WHAT YOU ARE ASKED TO DO: Set down the data below from its first line to the line holding "width=358pt, minimum height=134pt]", inclusive; omit all pictures.

_ _ _ _ _ _ _

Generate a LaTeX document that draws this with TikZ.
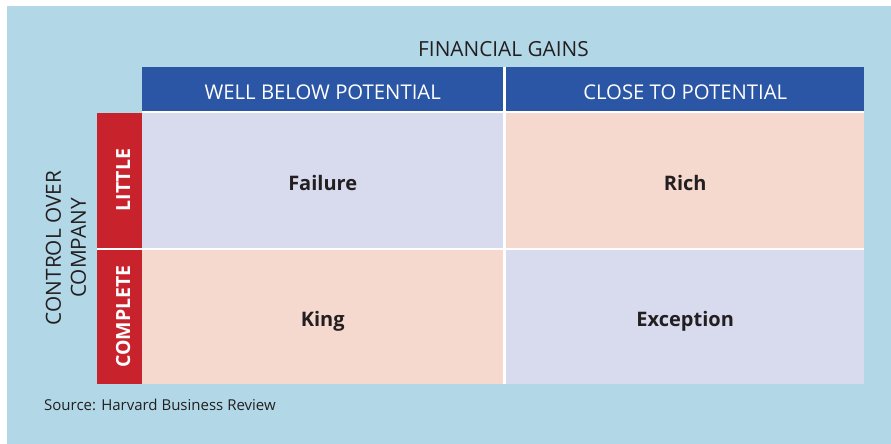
\documentclass[tikz,border=0pt]{standalone}
\usepackage{fontspec}
\setmainfont{Open Sans}
\definecolor{panelblue}{HTML}{B2D8E7}
\definecolor{headblue}{HTML}{2B56A6}
\definecolor{rowred}{HTML}{C8232C}
\definecolor{lavender}{HTML}{D8DBEE}
\definecolor{peach}{HTML}{F5D9CE}
\definecolor{ink}{HTML}{231F20}
\tikzset{
  box/.style={rectangle, inner sep=0pt, anchor=north west},
  celltext/.style={inner sep=0pt, anchor=base, text=ink, font=\fontsize{20}{24}\selectfont\bfseries},
  headtext/.style={inner sep=0pt, anchor=base, text=white, font=\fontsize{20.3}{24}\selectfont},
  rowtext/.style={inner sep=0pt, anchor=base, rotate=90, text=white, font=\fontsize{19.5}{22}\selectfont\bfseries},
  axislabel/.style={inner sep=0pt, text=ink, font=\fontsize{20.8}{25}\selectfont, align=center}
}
\begin{document}
\begin{tikzpicture}[x=1pt,y=-1pt]
\useasboundingbox (0,0) rectangle (891,444);
\fill[white] (0,0) rectangle (891,444);
\fill[panelblue] (7,6) rectangle (891,444);
% white rules between the blocks of the grid
\fill[white] (142,67) rectangle (864,384);
\fill[white] (97,113) rectangle (142,384);

% column headers
\node[box, fill=headblue, minimum width=361pt, minimum height=44pt] (h1) at (142,67) {};
\node[box, fill=headblue, minimum width=358pt, minimum height=44pt] (h2) at (506,67) {};
% row headers
\node[box, fill=rowred, minimum width=45pt, minimum height=135pt] (r1) at (97,113) {};
\node[box, fill=rowred, minimum width=45pt, minimum height=134pt] (r2) at (97,250) {};
% quadrant cells
\node[box, fill=lavender, minimum width=361pt, minimum height=135pt] (c11) at (142,113) {};
\node[box, fill=peach,    minimum width=358pt, minimum height=135pt] (c12) at (506,113) {};
\node[box, fill=peach,    minimum width=361pt, minimum height=134pt] (c21) at (142,250) {};
\node[box, fill=lavender, minimum width=358pt, minimum height=134pt] (c22) at (506,250) {};

% labels, set on their baselines
\node[axislabel, anchor=base] (fin) at (503.5,56.5) {FINANCIAL GAINS};
\node[axislabel, rotate=90] (ctrl) at (66,248) {CONTROL OVER\\COMPANY};
\node[headtext] (t1) at (h1.center |- 0,99.3) {WELL BELOW POTENTIAL};
\node[headtext] (t2) at (h2.center |- 0,99.3) {CLOSE TO POTENTIAL};
\node[rowtext] (tl) at (130,180) {LITTLE};
\node[rowtext] (tc) at (130,316.5) {COMPLETE};
\node[celltext] (fail) at (c11.center |- 0,190) {Failure};
\node[celltext] (rich) at (c12.center |- 0,190) {Rich};
\node[celltext] (king) at (c21.center |- 0,326) {King};
\node[celltext] (exc)  at (c22.center |- 0,326) {Exception};

% source line
\node[anchor=base west, inner sep=0pt, text=ink, font=\fontsize{15}{18}\selectfont] (src) at (44,410.5) {Source: Harvard Business Review};
\end{tikzpicture}
\end{document}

_ _ _ _ _ _ _

OUTPUT:
Generate a LaTeX document that draws this with TikZ.
\documentclass[tikz,border=0pt]{standalone}
\usepackage{fontspec}
\setmainfont{Open Sans}
\definecolor{panelblue}{HTML}{B2D8E7}
\definecolor{headblue}{HTML}{2B56A6}
\definecolor{rowred}{HTML}{C8232C}
\definecolor{lavender}{HTML}{D8DBEE}
\definecolor{peach}{HTML}{F5D9CE}
\definecolor{ink}{HTML}{231F20}
\tikzset{
  box/.style={rectangle, inner sep=0pt, anchor=north west},
  celltext/.style={inner sep=0pt, anchor=base, text=ink, font=\fontsize{20}{24}\selectfont\bfseries},
  headtext/.style={inner sep=0pt, anchor=base, text=white, font=\fontsize{20.3}{24}\selectfont},
  rowtext/.style={inner sep=0pt, anchor=base, rotate=90, text=white, font=\fontsize{19.5}{22}\selectfont\bfseries},
  axislabel/.style={inner sep=0pt, text=ink, font=\fontsize{20.8}{25}\selectfont, align=center}
}
\begin{document}
\begin{tikzpicture}[x=1pt,y=-1pt]
\useasboundingbox (0,0) rectangle (891,444);
\fill[white] (0,0) rectangle (891,444);
\fill[panelblue] (7,6) rectangle (891,444);
% white rules between the blocks of the grid
\fill[white] (142,67) rectangle (864,384);
\fill[white] (97,113) rectangle (142,384);

% column headers
\node[box, fill=headblue, minimum width=361pt, minimum height=44pt] (h1) at (142,67) {};
\node[box, fill=headblue, minimum width=358pt, minimum height=44pt] (h2) at (506,67) {};
% row headers
\node[box, fill=rowred, minimum width=45pt, minimum height=135pt] (r1) at (97,113) {};
\node[box, fill=rowred, minimum width=45pt, minimum height=134pt] (r2) at (97,250) {};
% quadrant cells
\node[box, fill=lavender, minimum width=361pt, minimum height=135pt] (c11) at (142,113) {};
\node[box, fill=peach,    minimum width=358pt, minimum height=135pt] (c12) at (506,113) {};
\node[box, fill=peach,    minimum width=361pt, minimum height=134pt] (c21) at (142,250) {};
\node[box, fill=lavender, minimum width=358pt, minimum height=134pt] (c22) at (506,250) {};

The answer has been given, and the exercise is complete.